There are two points to consider here.
Firstly, you were contributing to the rules being broken, ergo you should have gone home. Being squashed on a bench with six others wasn’t mandatory, it was a choice you made for yourself. Even if the pub hadn’t put the correct measures in place, you still chose to stay there.
/secondly following vaccination, the death rate and the hospitalisation rate from COVID has dropped dramatically. While there is some concern that vaccinations may not be as effective against new variants, this is an unknown. Added to which, the idea has never been to eradicate COVID, only to control it. COVID is always going to be here. People will always catch it, and they will always die from it, much as they do now with the flu. But we hopefully won’t go back to a situation where it sweeps through the population as it has done in the past year. Other pandemics such as the Spanish flu show that this is unlikely to be the case.

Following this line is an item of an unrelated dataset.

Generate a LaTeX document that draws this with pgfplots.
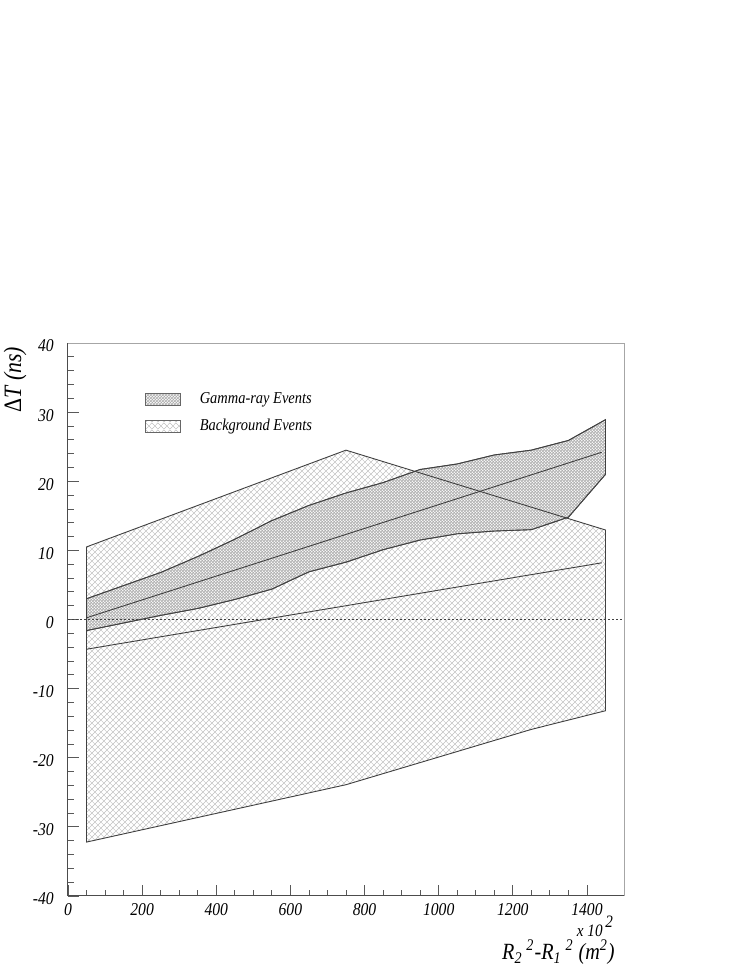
\documentclass[border=0pt]{standalone}
\usepackage{fontspec}
\setmainfont{Liberation Serif}[FakeStretch=0.87]
\usepackage{pgfplots}
\pgfplotsset{compat=1.18}
\usetikzlibrary{patterns}

% diagonal cross-hatching, coarse for background, fine for gamma
\pgfdeclarepatternformonly{bgcross}{\pgfpointorigin}{\pgfqpoint{3.2pt}{3.2pt}}{\pgfqpoint{3.2pt}{3.2pt}}{
  \pgfsetlinewidth{0.25pt}
  \pgfpathmoveto{\pgfqpoint{-0.2pt}{-0.2pt}}\pgfpathlineto{\pgfqpoint{3.4pt}{3.4pt}}
  \pgfpathmoveto{\pgfqpoint{-0.2pt}{3.4pt}}\pgfpathlineto{\pgfqpoint{3.4pt}{-0.2pt}}
  \pgfusepath{stroke}}
\pgfdeclarepatternformonly{gmcross}{\pgfpointorigin}{\pgfqpoint{1.4pt}{1.4pt}}{\pgfqpoint{1.4pt}{1.4pt}}{
  \pgfsetlinewidth{0.3pt}
  \pgfpathmoveto{\pgfqpoint{-0.1pt}{-0.1pt}}\pgfpathlineto{\pgfqpoint{1.5pt}{1.5pt}}
  \pgfpathmoveto{\pgfqpoint{-0.1pt}{1.5pt}}\pgfpathlineto{\pgfqpoint{1.5pt}{-0.1pt}}
  \pgfusepath{stroke}}

\begin{document}
\begin{tikzpicture}
\useasboundingbox (-34pt,-35.5pt) rectangle (339.5pt,448pt);
\begin{axis}[
    at={(0,0)}, anchor=south west,
    scale only axis,
    width=278pt, height=276.5pt,
    xmin=0, xmax=1500, ymin=-40, ymax=40,
    clip=false,
    axis x line*=bottom, axis y line*=left,
    axis line style={black!70, line width=0.5pt},
    xtick={0,200,...,1400}, ytick={-40,-30,...,40},
    minor x tick num=3, minor y tick num=4,
    tick align=inside,
    major tick length=5.3pt, minor tick length=2.8pt,
    tick style={black!65, line width=0.4pt},
    /pgf/number format/assume math mode=true,
    /pgf/number format/1000 sep={},
    xticklabel style={font=\fontsize{9}{10}\selectfont\itshape},
    yticklabel style={font=\fontsize{9}{10}\selectfont\itshape, xshift=-3.6pt, yshift=-1.5pt},
    xlabel={\textit{R\textsubscript{2}\,\textsuperscript{2}-R\textsubscript{1}\,\textsuperscript{2} (m\textsuperscript{2})}},
    xlabel style={font=\fontsize{11.6}{14}\selectfont, at={(rel axis cs:0.996,0)}, anchor=base east, yshift=-31.8pt},
    ylabel={\textup{Δ}\textit{T (ns)}},
    ylabel style={font=\fontsize{12.5}{15}\selectfont, at={(rel axis cs:-0.095,1.006)}, anchor=east},
    legend image code/.code={\path[draw=none, fill=none] (0pt,-3pt) rectangle (27pt,3pt);
      \draw[#1, draw=black!60, line width=0.4pt] (0pt,-3pt) rectangle (17.5pt,3pt);},
    legend style={draw=none, fill=none, at={(rel axis cs:0.1385,0.912)}, anchor=north west,
      inner sep=0pt, font=\fontsize{8.3}{10}\selectfont\itshape,
      nodes={inner sep=0pt}, row sep=6.5pt},
    legend cell align=left,
]
% background events band
\addplot[draw=none, pattern=bgcross, pattern color=black!25, forget plot] coordinates {
  (50,10.5) (750,24.5) (1450,12.95) (1450,-13.2) (1250,-15.9) (750,-23.9) (50,-32.2)} -- cycle;
% gamma-ray events band
\addplot[preaction={fill=white}, pattern=gmcross, pattern color=black!32,
  draw=black!75, line width=0.45pt, forget plot] coordinates {
  (50,3.0) (150,4.9) (250,6.8) (350,9.1) (450,11.6) (550,14.3) (650,16.5) (750,18.3)
  (850,19.8) (950,21.7) (1050,22.5) (1150,23.8) (1250,24.5) (1350,25.9) (1450,28.9)
  (1450,21.0) (1350,14.8) (1250,13.0) (1150,12.8) (1050,12.4) (950,11.5) (850,10.1)
  (750,8.3) (650,6.9) (550,4.4) (450,2.9) (350,1.6) (250,0.6) (150,-0.5) (50,-1.6)} -- cycle;
% background outline
\addplot[draw=black!75, line width=0.45pt, forget plot] coordinates {
  (50,10.5) (750,24.5) (1450,12.95) (1450,-13.2) (1250,-15.9) (750,-23.9) (50,-32.2)} -- cycle;
% centre lines
\addplot[black!75, line width=0.45pt, forget plot] coordinates {(50,0.25) (1440,24.2)};
\addplot[black!75, line width=0.45pt, forget plot] coordinates {(50,-4.3) (1440,8.2)};
% zero line
\addplot[black!75, line width=0.45pt, dash pattern=on 0.8pt off 1.2pt, forget plot] coordinates {(0,0) (1500,0)};

\addlegendimage{pattern=gmcross, pattern color=black!32}
\addlegendentry{Gamma-ray Events}
\addlegendimage{pattern=bgcross, pattern color=black!25}
\addlegendentry{Background Events}

\draw[black!35, line width=0.5pt] (rel axis cs:0,1) -- (rel axis cs:1,1) -- (rel axis cs:1,0);
\node[anchor=base east, font=\fontsize{8.7}{10}\selectfont\itshape, inner sep=0pt]
  at (rel axis cs:0.981,0) [yshift=-20.5pt] {x 10\,\raisebox{5pt}{2}};
\end{axis}
\end{tikzpicture}
\end{document}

Therefore, there comes a point when we have to open up and allow life to return to normal. There has to be a balance.
I think that there are some measures such as masks which will become a more permanent or at least regular fixture such as in the flu season, and as mask averse as some people are I actually believe that this should be the case. Other countries manage it and have done for years, I don’t see any reason why we shouldn’t as well, especially if it means less hospitalisation and deaths from flu. But we literally cannot stay in lockdown forever. That goes against everything that we are as human beings.
PS: I have shielded for the best part of the past year. I have seen my partner maybe 5 times, and most recently not since December since we don’t live together. I was told that if I catch COVID I would be unlikely to survive. But I have been vaccinated.
But surviving COVID i no longer enough. What’s the point in surviving if we’re not actually living.
So if after this I happen to catch COVID and die, then so be it. That doesn’t mean that I advocate throwing caution to the wind, but there does have to come a point when we weigh up the risks. Against the achievements we’ve made.